# Help with LRP sphere



## JDW (Oct 29, 2006)

I am setting up my sphere and can not seem to get it to the mode that is forward and brake only .It is set on reverse and I can not get it to turn off (the reverse)and it was like this out of the package .This is not the comp one anyone else had this problem?

Thanks Jake


----------



## JDW (Oct 29, 2006)

OK went back through it and had to reverse my throttle setting and run back through the menu set it on the correct setting now it works but seems to be all or nothing. :drunk: 

Jake


----------



## yokman (Sep 19, 2004)

sphere is a great BL speedo.i have been running mine for a year and a half untile last night when i tried to run a 3.5 with it.got 2 laps in and by by it burnt up.....looks like i will be out of BL for a few weeks.


----------



## JDW (Oct 29, 2006)

I run a GTB on my 13.5 and the Sphere on the 4300 as of rite now I like the sphere better.It is smaller and fits my KSG slider tray better in front of the left foam.

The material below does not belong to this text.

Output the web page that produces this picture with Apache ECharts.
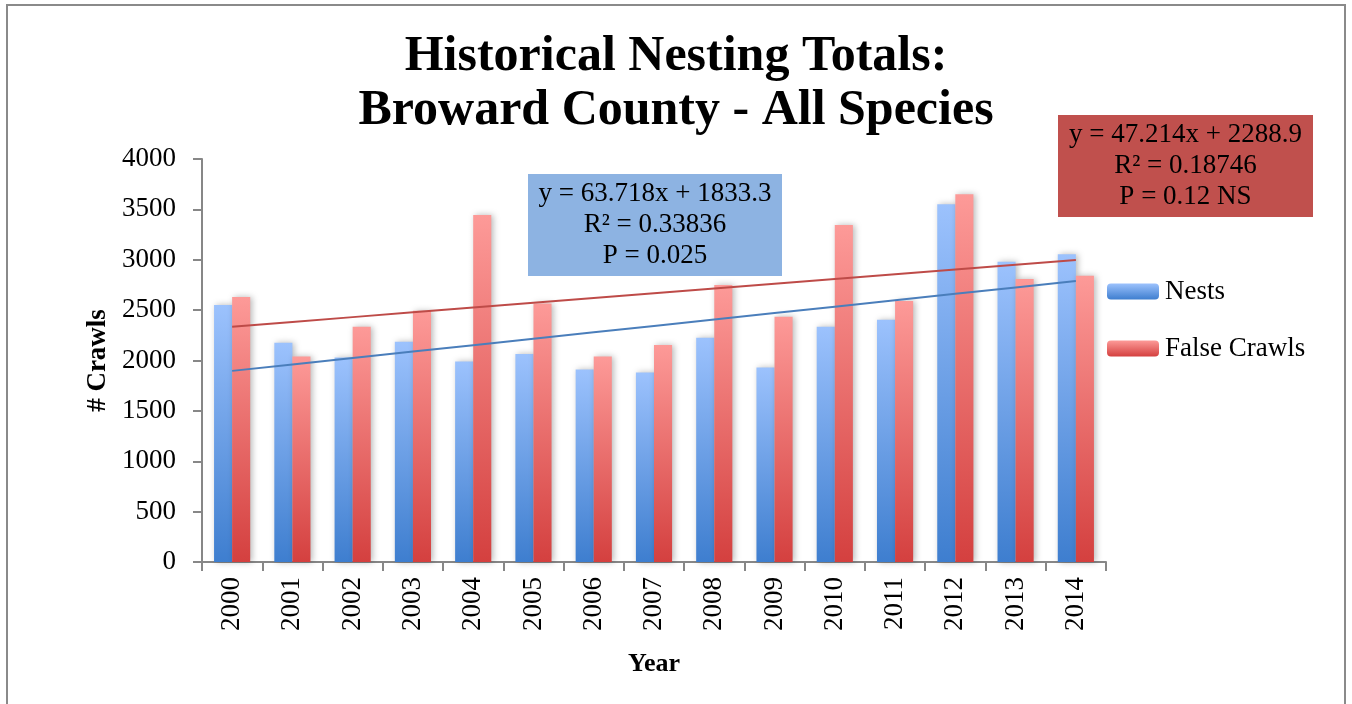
<!DOCTYPE html>
<html>
<head>
<meta charset="utf-8">
<title>Historical Nesting Totals: Broward County - All Species</title>
<script src="https://cdn.jsdelivr.net/npm/echarts@6/dist/echarts.min.js"></script>
<style>
  html, body { margin: 0; padding: 0; background: #ffffff; }
  #chart { width: 1352px; height: 704px; }
</style>
</head>
<body>
<div id="chart"></div>
<script>
// Nesting season totals per year
const years = ['2000','2001','2002','2003','2004','2005','2006','2007','2008','2009','2010','2011','2012','2013','2014'];
const nests = [2550, 2175, 2030, 2185, 1990, 2065, 1910, 1880, 2225, 1930, 2335, 2405, 3550, 2980, 3055];
const falseCrawls = [2630, 2040, 2335, 2495, 3445, 2565, 2040, 2155, 2750, 2435, 3345, 2590, 3650, 2810, 2840];

// Linear trend coefficients (x = 1 for the first year)
const nestsTrend = { slope: 63.718, intercept: 1833.3, r2: '0.33836', p: '0.025' };
const crawlsTrend = { slope: 47.214, intercept: 2288.9, r2: '0.18746', p: '0.12 NS' };

const yTicks = { min: 0, max: 4000, interval: 500 };

const FONT = 'Liberation Serif';

function trendValues(t) {
  return years.map((_, i) => +(t.slope * (i + 1) + t.intercept).toFixed(1));
}

function eqLines(t) {
  return [
    'y = ' + t.slope + 'x + ' + t.intercept,
    'R\u00B2 = ' + t.r2,
    'P = ' + t.p
  ].join('\n');
}

function grad(top, bottom) {
  return new echarts.graphic.LinearGradient(0, 0, 0, 1, [
    { offset: 0, color: top },
    { offset: 1, color: bottom }
  ]);
}

const chart = echarts.init(document.getElementById('chart'), null, { renderer: 'canvas' });

const option = {
  backgroundColor: '#ffffff',
  animation: false,
  title: {
    text: 'Historical Nesting Totals:\nBroward County - All Species',
    left: 'center',
    top: 30,
    padding: 0,
    textStyle: {
      fontFamily: FONT,
      fontSize: 50,
      fontWeight: 'bold',
      lineHeight: 54,
      color: '#000000'
    }
  },
  legend: {
    data: ['Nests', 'False Crawls'],
    orient: 'vertical',
    left: 1107,
    top: 278,
    itemWidth: 52,
    itemHeight: 16,
    itemGap: 30,
    padding: 0,
    textStyle: { fontFamily: FONT, fontSize: 27, color: '#000000', padding: [0, 0, 0, 1] }
  },
  grid: {
    left: 202,
    top: 159,
    width: 904,
    height: 403,
    containLabel: false
  },
  xAxis: {
    type: 'category',
    data: years,
    name: 'Year',
    nameLocation: 'middle',
    nameGap: 89,
    nameTextStyle: { fontFamily: FONT, fontSize: 26, fontWeight: 'bold', color: '#000000' },
    axisLine: { lineStyle: { color: '#878787', width: 2 } },
    axisTick: { show: true, length: 9, lineStyle: { color: '#878787', width: 2 } },
    axisLabel: {
      rotate: 90,
      margin: 15,
      fontFamily: FONT,
      fontSize: 27,
      color: '#000000'
    }
  },
  yAxis: {
    type: 'value',
    min: yTicks.min,
    max: yTicks.max,
    interval: yTicks.interval,
    name: '# Crawls',
    nameLocation: 'middle',
    nameRotate: 90,
    nameGap: 88,
    nameTextStyle: { fontFamily: FONT, fontSize: 27, fontWeight: 'bold', color: '#000000' },
    splitLine: { show: false },
    axisLine: { show: true, lineStyle: { color: '#878787', width: 2 } },
    axisTick: { show: true, length: 9, lineStyle: { color: '#878787', width: 2 } },
    axisLabel: {
      margin: 26,
      fontFamily: FONT,
      fontSize: 27,
      color: '#000000',
      formatter: (v) => String(v)
    }
  },
  series: [
    {
      name: 'Nests',
      type: 'bar',
      data: nests,
      barGap: '0%',
      barCategoryGap: '40%',
      itemStyle: {
        color: grad('#9cc2fd', '#3e7ecf'),
        shadowColor: 'rgba(0,0,0,0.28)',
        shadowBlur: 6,
        shadowOffsetX: 2
      }
    },
    {
      name: 'False Crawls',
      type: 'bar',
      data: falseCrawls,
      barGap: '0%',
      barCategoryGap: '40%',
      itemStyle: {
        color: grad('#fd9a98', '#d4403f'),
        shadowColor: 'rgba(0,0,0,0.28)',
        shadowBlur: 6,
        shadowOffsetX: 2
      }
    },
    {
      name: 'Nests trend',
      type: 'line',
      data: trendValues(nestsTrend),
      symbol: 'none',
      lineStyle: { color: '#4a7ebb', width: 2 },
      z: 5
    },
    {
      name: 'False Crawls trend',
      type: 'line',
      data: trendValues(crawlsTrend),
      symbol: 'none',
      lineStyle: { color: '#be4b48', width: 2 },
      z: 5
    }
  ],
  graphic: [
    {
      // outer frame
      type: 'rect',
      shape: { x: 7, y: 5, width: 1338, height: 720 },
      style: { fill: 'none', stroke: '#8a8a8a', lineWidth: 2 },
      silent: true
    },
    {
      type: 'group',
      left: 528,
      top: 174,
      children: [
        {
          type: 'rect',
          shape: { x: 0, y: 0, width: 254, height: 102 },
          style: { fill: '#8db3e2' }
        },
        {
          type: 'text',
          x: 127,
          y: 51,
          style: {
            text: eqLines(nestsTrend),
            fontFamily: FONT,
            fontSize: 27,
            lineHeight: 31,
            fill: '#000000',
            align: 'center',
            verticalAlign: 'middle'
          }
        }
      ]
    },
    {
      type: 'group',
      left: 1058,
      top: 115,
      children: [
        {
          type: 'rect',
          shape: { x: 0, y: 0, width: 255, height: 102 },
          style: { fill: '#c0504d' }
        },
        {
          type: 'text',
          x: 127.5,
          y: 51,
          style: {
            text: eqLines(crawlsTrend),
            fontFamily: FONT,
            fontSize: 27,
            lineHeight: 31,
            fill: '#000000',
            align: 'center',
            verticalAlign: 'middle'
          }
        }
      ]
    }
  ]
};

chart.setOption(option);
</script>
</body>
</html>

I think a few others have had a problem with the Sphere and the 13.5.As in burning them up.

What mode was it in sportsman,lowgrip or modified?

Jake


----------



## yokman (Sep 19, 2004)

not a 13.5 a 3.5.they will only go down to a 5.5.i didnt realize that untile i burnt it up.o well, i will just run stock for the next couple weeks til i get it back.i usually run 4300 with it as well.


----------



## JDW (Oct 29, 2006)

Oh sorry 3.5 .

Jake


----------



## rwkracing (Jan 22, 2006)

Looking for ideas on how to set more brake at nuetral on transmiter going into turn on my touring car . ftc4 car,jrpro radio sphere com,4star very fast ,smooth.I set max brake on speedo, soften front spings, stiffen rear fast want car settle into corner faster.


----------



## mpangel02 (Oct 8, 2006)

hi i am have a problem with a sphere 2 star that wont go in to set up mode it just set there with the red light on when i turn on the switch then press the set up button for 3 seconds and let off it is still stays on red, if you can help please e-mail me at [email protected]
thanks


----------



## JDW (Oct 29, 2006)

Try blowing it out ,buttons may be stuck.

Jake


----------



## alexrckid (Jan 23, 2007)

mpangel02....had the same problem with my sphere/neo 2 combo. found the sphere "stuck" in some sort of set-up mode.


----------



## OvalTrucker (Dec 14, 2003)

mpangel02 - also try holding the button longer. Until the lights change. My LRP COMP takes a little longer than 3 seconds to switch.


----------